She described Seneca root as “a plant that I believe is getting rarer. I think it’s quite precious on multiple levels, but it’s very much a sacred medicine.”
The garden grew out of an exhibition on women’s roles in Indigenous communities. To create it, the gallery worked with elders Daphie Pooyak and Wes Fineday.
“The idea was to have a place where people could harvest medicine, they could learn about the medicines and children could see what these medicines looked like,” Garven said.
“It was very successful. It was planted by volunteers and then maintained by gallery staff after that, as best as we can maintain it.”
Leah Garven, curator and manager of galleries at the Allen Sapp Gallery, introduces battlefordsNOW’s reporter to the healing garden.
Renewal brings a fresh design
After about a decade, the garden was disrupted by sewer work connected to the trunk vein project.
“The elders explained to us it was time for renewal,” Garven said.
The space was dug up in 2022 and replanted in late 2023.
“Instead of such a strong focus on native plants, the garden has more of an emphasis as a pollinator garden.

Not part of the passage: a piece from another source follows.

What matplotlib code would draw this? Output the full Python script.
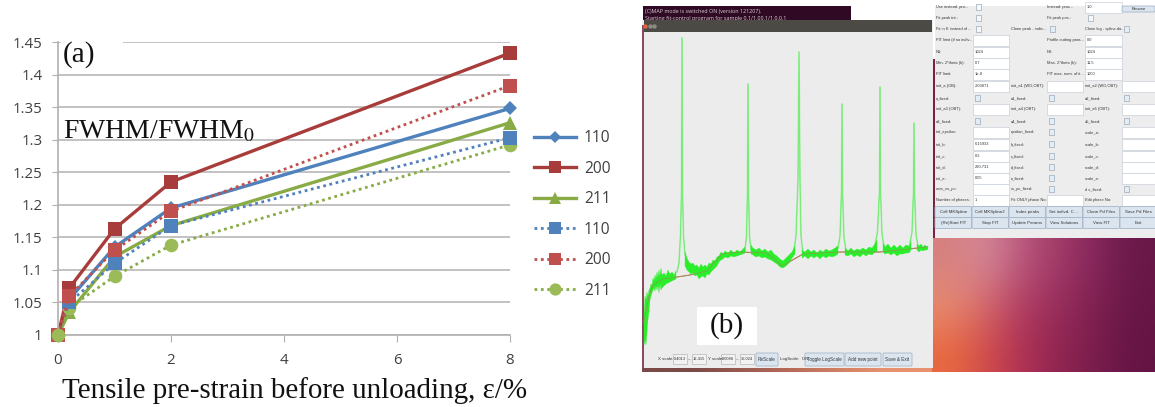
import numpy as np
import matplotlib
matplotlib.use("Agg")
import matplotlib.pyplot as plt
from matplotlib.patches import Rectangle, FancyBboxPatch
from matplotlib.colors import to_rgb

W, H = 1155, 407
SERIF = "Liberation Serif"
SANS = "Open Sans"
NARROW = ["Liberation Sans Narrow", "Liberation Sans"]
nan = float("nan")

# ---------------- panel (a) data
strain = [0, 0.2, 1, 2, 8]
s110 = [1, 1.055, 1.135, 1.195, 1.348]
s200 = [1, 1.072, 1.163, 1.235, 1.433]
s211 = [1, 1.035, 1.120, 1.168, 1.326]
d110 = [1, 1.050, 1.110, 1.168, 1.303]
d200 = [1, 1.060, 1.130, 1.190, 1.383]
d211 = [1, 1.042, 1.090, 1.138, 1.292]
yticks = [1, 1.05, 1.1, 1.15, 1.2, 1.25, 1.3, 1.35, 1.4, 1.45]
ylabels = ["1", "1.05", "1.1", "1.15", "1.2", "1.25", "1.3", "1.35", "1.4", "1.45"]
xticks = [0, 2, 4, 6, 8]

# ---------------- panel (b) spectrum, read in screen pixels
spec_x = [677, 679, 680.5, 681.5, 682, 682.5, 683.5, 685, nan,
          745, 746.5, 747.5, 748, 748.5, 749.5, 751, nan,
          794, 796, 798, 799, 800, 801, 803, nan,
          838, 840, 841.5, 842, 842.5, 844, 846, nan,
          875, 877.5, 879.5, 880, 880.5, 882, 884, nan,
          910, 912, 913.5, 914, 914.5, 916, 918]
spec_y = [272, 263, 235, 190, 38, 190, 235, 255, nan,
          250, 236, 190, 84, 190, 236, 250, nan,
          250, 236, 180, 52, 180, 236, 254, nan,
          248, 236, 190, 104, 190, 238, 250, nan,
          245, 232, 190, 87, 190, 234, 246, nan,
          243, 232, 190, 123, 190, 234, 246]
band_x = [644, 645, 646, 647, 648, 649, 650, 651, 652, 653, 654, 655, 656, 657, 658, 659, 660, 661, 662, 664, 666, 668,
          670, 672, 674, 676, nan,
          685, 687, 689, 691, 693, 695, 697, 699, 701, 703, 705, 707, 709, 711, 713, 715, 717, 719, 721, 723, 725, 728,
          731, 734, 737, 740, 743, 745, nan,
          751, 753, 756, 759, 762, 765, 768, 771, 774, 777, 780, 783, 786, 789, 792, 795, nan,
          802, 805, 808, 811, 814, 817, 820, 823, 826, 829, 832, 835, 838, nan,
          845, 848, 851, 854, 857, 860, 863, 866, 869, 872, 875, 877, nan,
          883, 885, 888, 891, 894, 897, 900, 903, 906, 909, 911, nan,
          917, 919, 921, 923, 925, 927, 928]
band_up = [315, 296, 300, 292, 297, 290, 288, 284, 285, 278, 281, 275, 279, 272, 277, 270, 276, 268, 275, 273, 276, 270,
           274, 272, 275, 271, nan,
           252, 258, 262, 264, 263, 266, 265, 268, 264, 267, 265, 267, 263, 264, 260, 261, 257, 256, 252, 254, 251, 253,
           250, 253, 250, 252, 249, 247, nan,
           245, 248, 250, 248, 251, 249, 252, 250, 254, 256, 259, 261, 258, 255, 252, 246, nan,
           250, 252, 249, 252, 250, 253, 250, 252, 249, 251, 250, 248, 246, nan,
           248, 251, 248, 251, 249, 250, 248, 250, 247, 248, 244, 240, nan,
           243, 247, 244, 248, 245, 248, 245, 248, 245, 246, 241, nan,
           244, 246, 244, 247, 245, 247, 246]
band_lo = [345, 340, 345, 332, 320, 312, 300, 296, 293, 290, 288, 291, 286, 290, 285, 293, 284, 290, 288, 286, 284, 283,
           282, 281, 280, 279, nan,
           266, 270, 272, 274, 273, 276, 275, 279, 277, 276, 278, 274, 275, 272, 270, 268, 266, 262, 260, 259, 257, 258,
           256, 257, 256, 255, 254, 253, nan,
           254, 255, 257, 256, 258, 257, 259, 260, 262, 264, 267, 268, 266, 263, 258, 254, nan,
           258, 256, 259, 256, 258, 256, 259, 256, 258, 256, 257, 256, 254, nan,
           255, 256, 254, 257, 255, 257, 254, 256, 254, 255, 252, 252, nan,
           252, 254, 253, 255, 253, 256, 254, 254, 253, 253, 250, nan,
           250, 252, 250, 251, 250, 250, 249]
fit_x = [644, 649, 653, 663, 677, 690, 707, 722, 740, 767, 782, 803, 840, 880, 927]
fit_y = [322, 296, 285, 279, 277, 275, 271, 254, 252, 253, 266, 254, 252, 252, 247]

# ---------------- panel (b) form texts
check_rows = [
    (7, "Use instead. pro...", "Instead: proc...", "1.0"),
    (18, "Fit peak int.:", "Fit peak pos.:", ""),
]
clone_row = (29, "Fit in K instead of ...", "Clone peak - indiv...", "Clone log - spline.da...")
entry_rows = [
    (40, "FIT limit (if no indiv...", "", "Profile cutting para...", "0.0"),
    (52, "N1:", "1024", "N2:", "1024"),
    (63, "Min. 2*theta (k):", "0.7", "Max. 2*theta (k):", "11.5"),
    (74, "FIT limit:", "1e-8", "FIT max. num. of it...", "1000"),
]
grid_rows = [
    (86, "init_a (OB):", "2.03871", "init_a1 (WO,OBT):", "", "init_a2 (WO,OBT):", ""),
    (98, "a_fixed:", None, "a1_fixed:", None, "a2_fixed:", None),
    (109, "init_a3 (OBT):", "", "init_a4 (OBT):", "", "init_a5 (OBT):", ""),
    (121, "a3_fixed:", None, "a4_fixed:", None, "a5_fixed:", None),
    (132, "init_epsilon:", "", "epsilon_fixed:", None, "scale_a:", ""),
    (144, "init_b:", "6.15933", "b_fixed:", None, "scale_b:", ""),
    (156, "init_c:", "0.2", "c_fixed:", None, "scale_c:", ""),
    (167, "init_d:", "220.731", "d_fixed:", None, "scale_d:", ""),
    (178, "init_e:", "0.05", "e_fixed:", None, "scale_e:", ""),
    (189, "wvs_vs_pc:", "", "vs_pc_fixed:", None, "d v_fixed:", None),
    (200, "Number of phases:", "1", "Fit ONLY phase No:", "", "Edit phase No:", ""),
]
button_rows = [
    (212, ["Call MKSpline", "Call MKSpline2", "Index peaks", "Set indivd. C ...", "Clone Pd Files", "Save Pd Files"]),
    (223, ["(Re)Start FIT", "Stop FIT", "Update Params", "View Solutions", "View FIT", "Exit"]),
]
bottom_labels = [(658, "X scale:"), (688.5, "\u2013"), (707.5, "Y scale:"), (736.5, "\u2013"), (780, "LogScale:  ON")]
bottom_fields = [(673, 687, "0.4013"), (692, 706, "12.415"), (721, 735, "0.0086"), (740, 754, "35.024")]
bottom_buttons = [(756, 778, "ReScale"), (805, 844, "Toggle LogScale"), (845, 881, "Add new point"), (883, 912, "Save & Exit")]
wall_grid = [
    ["#d67f7f", "#d48a9c", "#b8537a", "#a03a68", "#82245a", "#681848"],
    ["#e88f74", "#d5666c", "#ac3a62", "#962c5a", "#7c1f50", "#661644"],
    ["#e8683e", "#d04a4a", "#ac2f55", "#8e2450", "#761c4c", "#641444"],
]
strip_colors = ["#7a4a48", "#b56a58", "#e7926f"]

fig = plt.figure(figsize=(W / 100, H / 100), dpi=100, facecolor="white")

# ---- screen-pixel overlay for panel (b)
sc = fig.add_axes([0, 0, 1, 1])
sc.axis("off")


def box(x0, y0, x1, y1, color, z=1, **kw):
    sc.add_patch(Rectangle((x0, y0), x1 - x0, y1 - y0, facecolor=color, edgecolor=kw.pop("edge", "none"),
                           linewidth=kw.pop("lw", 0.6), zorder=z, **kw))


def small(x, y, s, size=2.9, ha="left", z=6, color="#333333"):
    sc.text(x, y, s, fontsize=size, family=NARROW, ha=ha, va="center", color=color, zorder=z)


def button(x0, y0, x1, y1, s, size=3.2):
    sc.add_patch(FancyBboxPatch((x0 + 1, y0 + 1), x1 - x0 - 2, y1 - y0 - 2, boxstyle="round,pad=1",
                                facecolor="#dbe5ef", edgecolor="#a6b6c8", linewidth=0.6, zorder=4))
    small((x0 + x1) / 2, (y0 + y1) / 2, s, size=size, ha="center")


def check(x, y, color="#e4ecf4"):
    box(x, y - 3, x + 5, y + 3, color, z=3, edge="#9aaabb", lw=0.5)


def entry(x0, x1, y, s):
    box(x0, y - 5, x1, y + 5.5, "white", z=3, edge="#c8d0d8", lw=0.5)
    small(x0 + 2, y, s)


wall = np.array([[to_rgb(c) for c in row] for row in wall_grid])
sc.imshow(wall, extent=(932, 1155, 372, 238), aspect="auto", interpolation="bicubic", zorder=0.5)
strip = np.array([[to_rgb(c) for c in strip_colors]])
sc.imshow(strip, extent=(642, 932, 372, 366), aspect="auto", interpolation="bilinear", zorder=0.5)
sc.set_xlim(0, W)
sc.set_ylim(H, 0)
box(932, 59, 936, 238, "#7d1f3e", z=0.6)

# terminal
box(643, 6, 851, 21, "#300a24")
sc.text(645, 11.5, "(C)MAP mode is switched ON (version 121207).", fontsize=3.9, family=SANS, va="center", color="#d8d0d4", zorder=1.5)
sc.text(645, 18.5, "Starting fit-control program for sample 0.1/1.00.1/1.0.0.1", fontsize=3.9, family=SANS, va="center", color="#d8d0d4", zorder=1.5)

# plot window
box(642, 20, 933, 368, "#ececec", z=2)
box(642, 25, 644, 368, "#8a4a5e", z=2.1)
box(644, 20, 932, 32, "#4b4a44", z=2.2)
for cx, col in zip([645, 649.5, 654], ["#e2603a", "#8c8a82", "#8c8a82"]):
    sc.plot([cx], [26], "o", ms=3.2, color=col, mec="none", zorder=2.3)

# spectrum
sc.plot(fit_x, fit_y, color="#c9786a", lw=0.8, zorder=3)
sc.plot(spec_x, spec_y, color="#a4f0a4", lw=1.2, zorder=3.1)
sc.plot(spec_x, spec_y, color="#66ea66", lw=0.5, zorder=3.2)
sc.fill_between(band_x, band_up, band_lo, color="#2aee2a", lw=0.2, zorder=3.3)
sc.plot(fit_x, fit_y, color="#8a9a50", lw=0.5, zorder=3.4)

# bottom bar of plot window
for x, s in bottom_labels:
    small(x, 359, s, size=3.2)
for x0, x1, s in bottom_fields:
    box(x0, 354, x1, 364, "#f2f2f2", z=3, edge="#b8b8b8", lw=0.5)
    small((x0 + x1) / 2, 359, s, size=2.9, ha="center")
for x0, x1, s in bottom_buttons:
    button(x0, 353, x1, 366, s, size=3.3)
box(697, 307, 757, 345, "white", z=5)
sc.text(727, 326, "(b)", fontsize=21, family=SERIF, ha="center", va="center", color="#111111", zorder=7)

# form window
box(935, 5, 1155, 238, "#ededed", z=2.5)
box(932, 0, 1155, 6, "white", z=2.6)
for y, l1, l2, v2 in check_rows:
    small(936, y, l1)
    check(976, y, "#f5f7fa")
    small(1047, y, l2)
    check(1088, y, "#f5f7fa")
entry(1085, 1122, 7, check_rows[0][3])
button(1122, 6, 1155, 12, "Browse")
y, l1, l2, l3 = clone_row
small(936, y, l1)
check(976, y, "#f5f7fa")
small(1011, y, l2)
check(1050, y)
small(1085, y, l3)
check(1124, y)
for y, l1, v1, l2, v2 in entry_rows:
    small(936, y, l1)
    entry(973, 1009, y, v1)
    small(1047, y, l2)
    entry(1085, 1122, y, v2)
for y, l1, v1, l2, v2, l3, v3 in grid_rows:
    for lx, bx0, bx1, lab, val in [(936, 973, 1009, l1, v1), (1011, 1047, 1083, l2, v2), (1085, 1122, 1155, l3, v3)]:
        small(lx, y, lab)
        if val is None:
            check(bx0 + 2, y)
        else:
            entry(bx0, bx1, y, val)
for y, labs in button_rows:
    for i, s in enumerate(labs):
        button(935 + i * 37, y - 5.5, 935 + (i + 1) * 37 - 0.5, y + 5.5, s)

# ---- panel (a)
x0px, x8px = 58, 510
top, bot = 42, 335
ax = fig.add_axes([x0px / W, 1 - bot / H, (x8px - x0px) / W, (bot - top) / H])
ax.patch.set_alpha(0)
ax.set_xlim(0, 8)
ax.set_ylim(1, 1.45)
blue, red, green = "#4f81bd", "#c0504d", "#9bbb59"
dblue, dred, dgreen = "#3d6ea8", "#a83c3a", "#88ab45"
ax.set_axisbelow(True)
ax.yaxis.grid(True, color="#b8b8b8", lw=1.2)
for s in ["top", "right"]:
    ax.spines[s].set_visible(False)
for s in ["left", "bottom"]:
    ax.spines[s].set_color("#b0b0b0")
    ax.spines[s].set_linewidth(1.2)
ax.set_xticks(xticks)
ax.set_yticks(yticks, ylabels)
ax.tick_params(axis="x", length=5, color="#b0b0b0", labelsize=10.8, labelcolor="#404040", pad=8)
ax.tick_params(axis="y", length=4.3, color="#b0b0b0", labelsize=10.8, labelcolor="#404040", pad=7)
for lb in ax.get_xticklabels() + ax.get_yticklabels():
    lb.set_family(SANS)

dots = (0, (1, 1.3))
kw = dict(clip_on=False, markeredgewidth=0)
ax.plot(strain, s110, "-D", color=blue, lw=2.4, ms=7, label="110", **kw)
ax.plot(strain, s211, "-^", color=dgreen, lw=2.4, ms=9.5, label="211_s", **kw)
ax.plot(strain, s200, "-s", color=dred, lw=2.4, ms=9.8, label="200", **kw)
ax.plot(strain, d211, color=dgreen, ls=dots, lw=2, marker="o", ms=9.8, mfc=green, label="211_d", **kw)
ax.plot(strain, d110, color=blue, ls=dots, lw=2, marker="s", ms=9.8, label="110_d", **kw)
ax.plot(strain, d200, color=red, ls=dots, lw=2, marker="s", ms=9.8, label="200_d", **kw)
ax.plot(strain[:1], d211[:1], "o", color=green, ms=9.8, zorder=5, **kw)

h, l = ax.get_legend_handles_labels()
m = dict(zip(l, h))
order = [m["110"], m["200"], m["211_s"], m["110_d"], m["200_d"], m["211_d"]]
leg_labels = ["110", "200", "211", "110", "200", "211"]
leg = ax.legend(order, leg_labels, loc="center left", bbox_to_anchor=(534 / W, 1 - 214.5 / H),
                bbox_transform=fig.transFigure, frameon=False, markerscale=0.9,
                handlelength=2.7, handletextpad=0.5, labelspacing=0.93, borderpad=0, borderaxespad=0,
                prop=dict(family=SANS, size=11.2))
for t in leg.get_texts():
    t.set_color("#404040")

fig.add_artist(Rectangle((61 / W, 1 - 70 / H), 62 / W, 34 / H, transform=fig.transFigure, facecolor="white",
                         edgecolor="none", zorder=5))
fig.text(63 / W, 1 - 55 / H, "(a)", fontsize=21, family=SERIF, color="#111111", va="center", zorder=8)
fig.text(63 / W, 1 - 132 / H, "FWHM/FWHM$_0$", fontsize=20, family=SERIF, color="#111111", va="center",
         math_fontfamily="stix", zorder=8)
fig.text(62 / W, 1 - 391 / H, "Tensile pre-strain before unloading, \u03b5/%", fontsize=20.9, family=SERIF,
         color="#111111", va="center")

fig.savefig("out.png", dpi=100)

It has a lot of the same plants in it, so it’s still there, but now there’s been more plants added to attract pollinators.”
Garven said the elders’ decision to renew has proven right.
“It’s wonderful to have a new garden that’s refreshed and the same, much of the same plants, and is going to act as a little beacon to all the pollinators flying through the area,” she said.
Built for pollinators and the prairie
Elizabeth Bekolay, a biologist and garden designer, led the renewal.
“This garden had three or four main parts to it, so there was a bed that was dedicated to kind of short grass prairie species, two beds that were dedicated to mixed grass prairie species and one bed dedicated to the tall grass prairie ecosystem and then a whole bed dedicated to kind of like an example of what an eco-buffer is,” she said.
An eco-buffer is an agroforestry system made up of a dense and diverse mix of native trees and shrubs, designed to replicate the habitat of a natural forest.
Bekolay wanted the redesign to highlight the ecological roles of prairie plants.
“Instead of focusing on human uses or medicinal uses of plants, I focused just on the ecological role of most of these plants,” she said. “Especially since the prairies are like the most endangered ecosystem or one of the most endangered ecosystems in the world.”
A living classroom
The garden now features over 75 species of native prairie plants from across the region, according to Bekolay.
Beds are arranged to represent shortgrass, mixed-grass and tallgrass prairies, each planted to reflect how these species grow together in the wild.
Based on her research, native prairie once supported 30 to 60 million bison before the 1700s. Today, only 8 to 14 per cent of native prairie remains in Saskatchewan, and less than five per cent across North America, making it one of the most endangered ecosystems on the continent.
The garden also includes a medicine wheel bed in the centre, featuring sweetgrass, sage, juniper and bearberry to reflect the original cultural concept for the healing garden.
“We ensured we had those in the middle because that was part of the original intention,” Bekolay said.
Thriving without extra care
All of the plants are perennial or biennial native species that have long co‑existed with local pollinators.
“When I plant a garden and I bring in certain species that might not have been in that area for a long time … tiny insects show up almost immediately when they find the flowers,” Bekolay said.
Garven said the garden is designed to sustain itself.
“It’s been designed so that we don’t water it,” she said.
Bekolay said prairie plants survive Saskatchewan’s dry climate by growing deep roots.
“Our native plants, they’re very deep rooted,” she said. “And then if it gets really, really dry, they might just die back, but they’ll just go dormant.”
As the heart of the garden is to benefit and educate the community, visitors are welcome to harvest plants if they follow proper protocols.
“It’s an offering to the land, usually in the form of tobacco and a prayer, and people should probably personally ask somebody [Indigenous communities] about that protocol,” Garven said.
“But it’s an offering to the land, to Mother Earth, that you’re removing something from the earth with good intentions … and don’t take it all. Leave some for somebody else. Leave some for it to recede.”
Bekolay hopes the garden will eventually be a source of seeds for others to grow pollinator-friendly spaces.
“One thing that I have hoped for this garden that hasn’t really happened very much yet … is that this garden becomes a source of seed for other people that want to do the same thing in their yards,” she said.